I presume much of that has some resonance for you as you look at what has happened to the Democratic Party over the last four years. But it’s not really my point that the Democrats can no longer win over the “beery, hawkish, ethnic slobs” in the Midwestern labor movement. The party is big enough to win without them now, provided that what remains is not divided.
The current Democratic majority in the House is built on a suburban/urban alliance rather than an ethnic/labor/urban/Southern alliance. But it can no more afford to lose the suburbs than McGovern could afford to lose labor. It also can’t afford poor urban turnout. It needs both to maintain its majority status, and also to protect its House majority. It probably needs both to have any hope of winning control of the Senate.
So, we actually can use McGovern’s loss as a useful precedent. And the question becomes whether Sanders will divide the Democrats in suburban districts the same way that McGovern divided them in Rust Belt districts. And, if so, how would he make up for it?
In 1972, we were told that the newly lowered voting age would bring out a surge of youth voters for McGovern. But only half of 18-21 year olds turned out to vote and 48 percent of them voted for Nixon. In any case, it wouldn’t have mattered if they’d all turned out and voted heavily for the Democrat. Without party unity, McGovern had no chance.

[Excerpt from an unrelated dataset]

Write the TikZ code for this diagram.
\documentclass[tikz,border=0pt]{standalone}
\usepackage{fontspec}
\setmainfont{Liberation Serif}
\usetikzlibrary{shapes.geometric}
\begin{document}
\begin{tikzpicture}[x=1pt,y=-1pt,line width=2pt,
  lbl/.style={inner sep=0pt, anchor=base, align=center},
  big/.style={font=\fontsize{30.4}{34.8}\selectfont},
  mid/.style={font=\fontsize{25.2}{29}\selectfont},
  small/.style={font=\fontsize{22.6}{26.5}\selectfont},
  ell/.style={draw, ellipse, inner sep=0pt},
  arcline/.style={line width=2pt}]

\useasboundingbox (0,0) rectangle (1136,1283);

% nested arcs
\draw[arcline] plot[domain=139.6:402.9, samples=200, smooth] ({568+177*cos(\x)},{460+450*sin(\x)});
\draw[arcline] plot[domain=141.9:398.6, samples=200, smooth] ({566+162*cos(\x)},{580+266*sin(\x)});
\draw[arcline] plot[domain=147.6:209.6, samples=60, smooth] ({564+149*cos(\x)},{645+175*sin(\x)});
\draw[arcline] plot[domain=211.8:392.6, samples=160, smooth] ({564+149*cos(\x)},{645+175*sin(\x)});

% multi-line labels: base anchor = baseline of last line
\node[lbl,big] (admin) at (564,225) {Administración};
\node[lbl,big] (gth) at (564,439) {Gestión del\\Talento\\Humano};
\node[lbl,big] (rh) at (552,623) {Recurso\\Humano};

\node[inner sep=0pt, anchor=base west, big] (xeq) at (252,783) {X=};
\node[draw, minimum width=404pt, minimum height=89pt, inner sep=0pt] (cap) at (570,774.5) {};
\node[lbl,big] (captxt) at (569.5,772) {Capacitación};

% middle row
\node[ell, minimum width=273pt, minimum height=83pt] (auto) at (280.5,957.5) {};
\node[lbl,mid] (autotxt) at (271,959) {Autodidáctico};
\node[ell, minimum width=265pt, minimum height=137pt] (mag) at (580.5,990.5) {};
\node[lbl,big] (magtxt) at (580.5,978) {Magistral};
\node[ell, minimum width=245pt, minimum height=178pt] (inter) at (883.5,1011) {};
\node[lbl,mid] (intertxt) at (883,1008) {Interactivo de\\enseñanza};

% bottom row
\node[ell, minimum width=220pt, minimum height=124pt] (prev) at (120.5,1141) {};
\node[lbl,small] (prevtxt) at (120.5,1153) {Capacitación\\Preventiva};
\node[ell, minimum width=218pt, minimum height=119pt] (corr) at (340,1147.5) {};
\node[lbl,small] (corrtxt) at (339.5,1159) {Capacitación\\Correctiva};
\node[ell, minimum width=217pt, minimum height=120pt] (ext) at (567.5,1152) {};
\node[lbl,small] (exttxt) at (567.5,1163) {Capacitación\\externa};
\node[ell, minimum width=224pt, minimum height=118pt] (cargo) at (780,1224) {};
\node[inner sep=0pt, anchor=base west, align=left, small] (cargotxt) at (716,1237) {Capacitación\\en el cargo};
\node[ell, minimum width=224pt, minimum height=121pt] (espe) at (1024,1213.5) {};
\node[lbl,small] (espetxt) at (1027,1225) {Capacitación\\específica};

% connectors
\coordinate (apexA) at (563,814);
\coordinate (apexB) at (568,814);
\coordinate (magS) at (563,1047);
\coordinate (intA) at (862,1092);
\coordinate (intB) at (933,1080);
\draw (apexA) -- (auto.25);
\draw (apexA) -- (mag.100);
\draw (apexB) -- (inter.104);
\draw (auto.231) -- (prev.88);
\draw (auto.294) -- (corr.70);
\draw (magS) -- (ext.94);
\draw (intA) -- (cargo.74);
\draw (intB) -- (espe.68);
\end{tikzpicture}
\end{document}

I covered this from two angles in my recent piece: Bernie’s Coalition Doesn’t Overlap With the Dem’s House Majority. On the one hand, even if Sanders finds a different winning coalition to take the presidency, that won’t be of much comfort to suburban Democrats who lose their seats. If it costs the Democrats control of the House and Senate, President Sanders won’t get anything done in any case. But, precisely because of this threat, the party will not unite around such an alternate strategy even if it has demonstrable prospects for success.

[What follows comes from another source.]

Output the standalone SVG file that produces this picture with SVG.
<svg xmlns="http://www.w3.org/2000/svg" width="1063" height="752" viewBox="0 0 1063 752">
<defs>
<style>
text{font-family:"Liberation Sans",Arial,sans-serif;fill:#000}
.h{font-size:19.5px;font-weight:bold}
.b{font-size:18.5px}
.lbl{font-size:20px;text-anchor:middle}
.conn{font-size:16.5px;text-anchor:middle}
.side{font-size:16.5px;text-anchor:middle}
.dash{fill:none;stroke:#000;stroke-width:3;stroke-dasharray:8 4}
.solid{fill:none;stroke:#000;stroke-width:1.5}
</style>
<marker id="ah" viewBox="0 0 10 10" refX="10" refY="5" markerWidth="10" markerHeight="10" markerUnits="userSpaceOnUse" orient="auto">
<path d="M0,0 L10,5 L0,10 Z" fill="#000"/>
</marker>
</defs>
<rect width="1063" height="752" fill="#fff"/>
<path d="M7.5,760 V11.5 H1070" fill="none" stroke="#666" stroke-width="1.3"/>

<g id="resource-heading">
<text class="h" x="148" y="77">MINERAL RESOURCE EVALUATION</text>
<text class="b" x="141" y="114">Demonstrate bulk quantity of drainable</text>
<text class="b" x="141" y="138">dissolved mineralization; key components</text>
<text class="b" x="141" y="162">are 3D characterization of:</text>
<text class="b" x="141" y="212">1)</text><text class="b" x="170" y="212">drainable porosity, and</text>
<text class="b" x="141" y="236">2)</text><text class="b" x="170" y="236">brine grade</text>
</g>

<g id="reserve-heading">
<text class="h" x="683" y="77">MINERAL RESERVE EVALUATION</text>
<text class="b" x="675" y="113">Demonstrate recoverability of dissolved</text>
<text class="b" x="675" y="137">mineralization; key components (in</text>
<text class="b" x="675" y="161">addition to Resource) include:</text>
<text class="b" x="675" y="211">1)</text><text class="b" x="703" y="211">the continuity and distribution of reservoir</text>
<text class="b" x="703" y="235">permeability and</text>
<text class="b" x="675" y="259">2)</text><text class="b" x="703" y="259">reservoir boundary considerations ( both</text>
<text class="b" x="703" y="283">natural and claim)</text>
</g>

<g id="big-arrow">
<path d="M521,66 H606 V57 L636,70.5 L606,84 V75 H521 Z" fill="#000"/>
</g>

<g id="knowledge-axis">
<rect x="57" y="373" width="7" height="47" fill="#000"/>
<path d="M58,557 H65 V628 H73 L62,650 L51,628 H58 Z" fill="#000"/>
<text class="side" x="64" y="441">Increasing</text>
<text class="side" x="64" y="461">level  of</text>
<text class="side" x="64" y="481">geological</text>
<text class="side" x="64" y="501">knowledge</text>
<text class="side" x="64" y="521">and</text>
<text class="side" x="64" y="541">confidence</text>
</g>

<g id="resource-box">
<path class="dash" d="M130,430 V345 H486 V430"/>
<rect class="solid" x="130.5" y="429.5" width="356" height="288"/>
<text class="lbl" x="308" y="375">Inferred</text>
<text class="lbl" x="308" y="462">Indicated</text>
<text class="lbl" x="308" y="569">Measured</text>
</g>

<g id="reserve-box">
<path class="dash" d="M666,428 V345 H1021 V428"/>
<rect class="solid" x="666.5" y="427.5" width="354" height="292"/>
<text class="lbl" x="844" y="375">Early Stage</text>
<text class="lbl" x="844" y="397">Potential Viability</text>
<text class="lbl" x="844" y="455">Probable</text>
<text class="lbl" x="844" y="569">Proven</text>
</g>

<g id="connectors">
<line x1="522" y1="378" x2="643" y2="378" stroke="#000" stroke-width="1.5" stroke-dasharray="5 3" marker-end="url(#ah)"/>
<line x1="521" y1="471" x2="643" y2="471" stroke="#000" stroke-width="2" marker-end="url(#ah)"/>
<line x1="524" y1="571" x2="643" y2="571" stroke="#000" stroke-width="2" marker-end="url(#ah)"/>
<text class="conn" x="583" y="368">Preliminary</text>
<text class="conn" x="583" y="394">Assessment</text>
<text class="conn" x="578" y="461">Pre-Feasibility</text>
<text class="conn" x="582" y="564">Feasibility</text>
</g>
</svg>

So, my belief is that Sanders would not unite the party and that many elected Democrats would walk away from him both in the campaign and even after he was elected, should he be so fortunate.

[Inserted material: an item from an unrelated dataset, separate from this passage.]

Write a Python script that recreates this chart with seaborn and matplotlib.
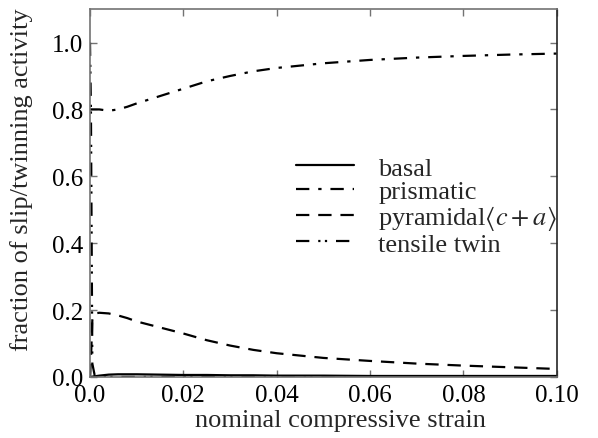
import numpy as np
import pandas as pd
import matplotlib
matplotlib.use("Agg")
import matplotlib.pyplot as plt
import seaborn as sns

# Strain grid and fractions of each deformation mode
strain = [0.0, 0.0002, 0.0005, 0.001, 0.002, 0.004, 0.006, 0.008, 0.01, 0.015,
          0.02, 0.025, 0.03, 0.035, 0.04, 0.05, 0.06, 0.07, 0.08, 0.09, 0.10]
basal = [0.0, 0.0, 0.001, 0.002, 0.004, 0.007, 0.008, 0.008, 0.008, 0.007,
         0.006, 0.006, 0.005, 0.005, 0.004, 0.004, 0.003, 0.003, 0.003, 0.003, 0.003]
prismatic = [0.80, 0.80, 0.80, 0.800, 0.800, 0.796, 0.800, 0.808, 0.818, 0.840,
             0.862, 0.884, 0.900, 0.914, 0.924, 0.938, 0.948, 0.955, 0.960, 0.964, 0.967]
pyramidal = [0.0, 0.05, 0.17, 0.190, 0.192, 0.190, 0.184, 0.176, 0.166, 0.148,
             0.130, 0.110, 0.094, 0.081, 0.071, 0.057, 0.048, 0.040, 0.034, 0.029, 0.024]
tensile_twin = [1.0, 0.80, 0.04, 0.005, 0.001, 0.0, 0.0, 0.0, 0.0, 0.0,
                0.0, 0.0, 0.0, 0.0, 0.0, 0.0, 0.0, 0.0, 0.0, 0.0, 0.0]

labels = ["basal", "prismatic", r"pyramidal$\langle c + a\rangle$", "tensile twin"]
x_ticks = [0.0, 0.02, 0.04, 0.06, 0.08, 0.10]
x_ticklabels = ["0.0", "0.02", "0.04", "0.06", "0.08", "0.10"]
y_ticks = [0.0, 0.2, 0.4, 0.6, 0.8, 1.0]

sns.set_style("ticks")
plt.rcParams["font.family"] = ["Liberation Serif", "DejaVu Serif"]
plt.rcParams["mathtext.fontset"] = "stix"

fig = plt.figure(figsize=(5.98, 4.39), dpi=100)
ax = fig.add_axes([0.1505, 0.139, 0.7805, 0.838])

series = [basal, prismatic, pyramidal, tensile_twin]
styles = ["-", (0, (6, 4, 1.5, 4)), (0, (6, 4)), (0, (6, 4, 1, 2, 1, 4))]
for vals, lab, ls in zip(series, labels, styles):
    df = pd.DataFrame({"strain": strain, "frac": vals})
    sns.lineplot(data=df, x="strain", y="frac", ax=ax, color="black",
                 linestyle=ls, linewidth=1.6, label=lab)

ax.set_xlim(0, 0.10)
ax.set_ylim(0, 1.1)
ax.set_xticks(x_ticks)
ax.set_xticklabels(x_ticklabels)
ax.set_yticks(y_ticks)
ax.tick_params(direction="in", top=True, right=True, labelsize=18,
               length=5, width=1.0, pad=5, color="0.45", labelcolor="black")
for name, s in ax.spines.items():
    s.set_color("0.45" if name != "right" else "0.15")
    s.set_linewidth(1.2)

ax.set_xlabel("nominal compressive strain", fontsize=19)
ax.set_ylabel("fraction of slip/twinning activity", fontsize=19)
ax.xaxis.set_label_coords(0.537, -0.088)
ax.yaxis.set_label_coords(-0.122, 0.538)

leg = ax.legend(loc="upper left", bbox_to_anchor=(0.414, 0.636), frameon=False,
                fontsize=19, handlelength=2.2, handletextpad=0.9,
                labelspacing=0.0, borderpad=0)

fig.savefig("out.png", dpi=100)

This seems like a high risk to take when the party as a whole is actually pretty cohesive, especially on the subject of beating Trump. There isn’t any pressing electoral need to shake up the coalition that just crushed in the 2018 midterms, nor to put that majority in jeopardy by not respecting the desires of the constituencies that entrusted the Democrats with power.
As far as I am concerned, the evidence from 1972 suggests that a divided party cannot compete against even a polarizing and much-hated incumbent. This isn’t some hangover from the culture war of the 60’s or a failure to recognize that times have changed. It’s is a simple observation about how to build a majority coalition and how to lose one.